UGC to amend college autonomy guidelines, allow permanent autonomous status
UGC: Autonomous colleges can launch UG, PG courses; frame syllabi, and admission policies; and merge with other autonomous colleges.
R. Radhika | October 10, 2022 | 03:31 PM IST
NEW DELHI: Promoting more autonomous higher educational institutions as envisaged in National Education Policy (NEP) 2020, the University Grants Commission (UGC) has drafted new guidelines.
The UGC (Conferment of Autonomous Status upon Colleges and Measures for Maintenance of Standards in Autonomous Colleges) Regulations, 2022 allows colleges to directly apply for autonomous status any time of the year. The draft guidelines, when approved, will replace the 2018 regulations.
With the autonomous status, colleges will be able to have their own admission rules, design their own syllabi, and restructure courses. Autonomous colleges are free to start certificate or diploma courses without prior approval of the parent university. The grant of autonomy will be based on the accreditation and assessment scores of the institutions.
The draft guidelines are aimed at making the autonomy-granting process easier without on-site visits by a UGC expert committee. Instead, a standing committee of the UGC will examine the application of the college. The affiliating university will be responsible for processing the application of the college and sending its recommendations within 30 days to the UGC portal.
A new clause has also been added which allows an autonomous college to merge with another autonomous college run by the same parent body.
UGC allows permanent autonomy
The new amendments have also made it possible for colleges to become autonomous permanently. “Autonomous college which has functioned as autonomous college for fifteen years continuously will be considered as autonomous college on a permanent basis,” states the draft guideline.
Currently, colleges are part of an “affiliating system” where parent universities design the syllabi, conduct examinations and award degrees, while teaching is done in colleges. The UGC, in September, finalised guidelines that intend to bring affiliated colleges onto the “track of progressive autonomy” leading to a degree-awarding institution and finally into a university.

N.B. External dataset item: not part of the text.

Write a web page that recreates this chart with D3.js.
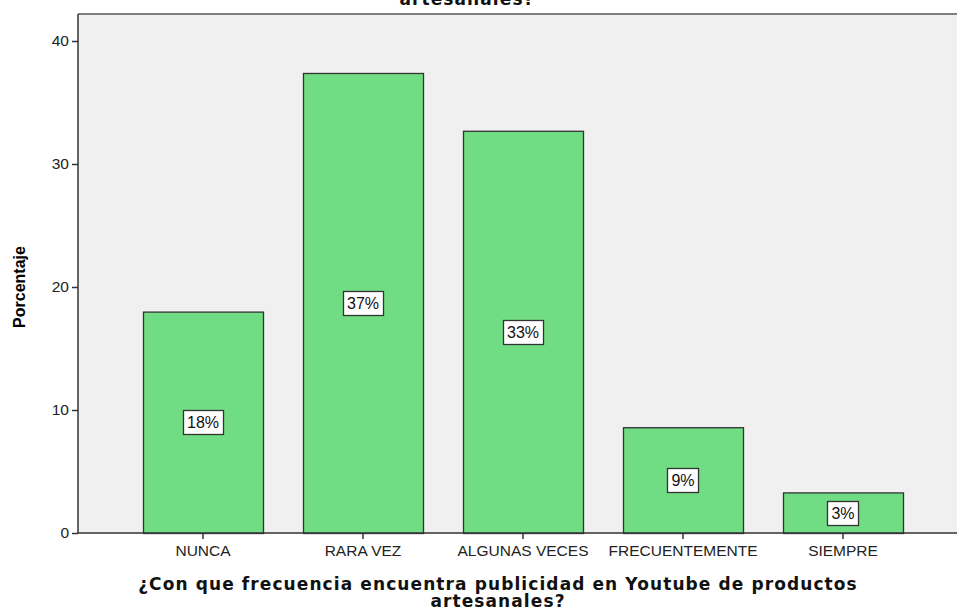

However, to maintain autonomous status, a college will have to maintain the required grades in the National Assessment and Accreditation Council (NAAC) and National Board of Accreditation. Colleges offering technical education will require NBA accreditation for at least three programmes with a minimum score of 675.
The existing guidelines have the provision of granting autonomous status for only 10 years and a five-year extension for a college. According to UGC chairman, M Jagadesh Kumar, the commission reviewed existing regulations to align them with recommendations of NEP 2020. The draft regulations were approved by the UGC at its last meeting on September 22.
Free to start UG, PG and PhD programmes
With the approval of statutory bodies, autonomous colleges will be free to start new certificate courses and diploma courses without the approval of the affiliating university. It can also offer degree programmes at both undergraduate and postgraduate levels along with PhD programmes with the approval of the academic council.
To monitor autonomous colleges, the UGC has proposed an internal quality assurance cell or “ IQAC” in the college with an external peer team of academics. Once a year, a report on college performance will be published in the public domain and peer-reviewed.
“These regulations provide freedom to the autonomous colleges to determine and prescribe their own courses of study and syllabi, and restructure and redesign the courses to suit local needs, make it skill oriented and in consonance with the job requirements,” said Kumar, adding, “Further, the autonomous college may prescribe their own admission rules; evolve methods of assessment, conduct of examinations and notification of result; promote research in relevant fields etc. We will finalize this regulation after receiving feedback from the stakeholders.”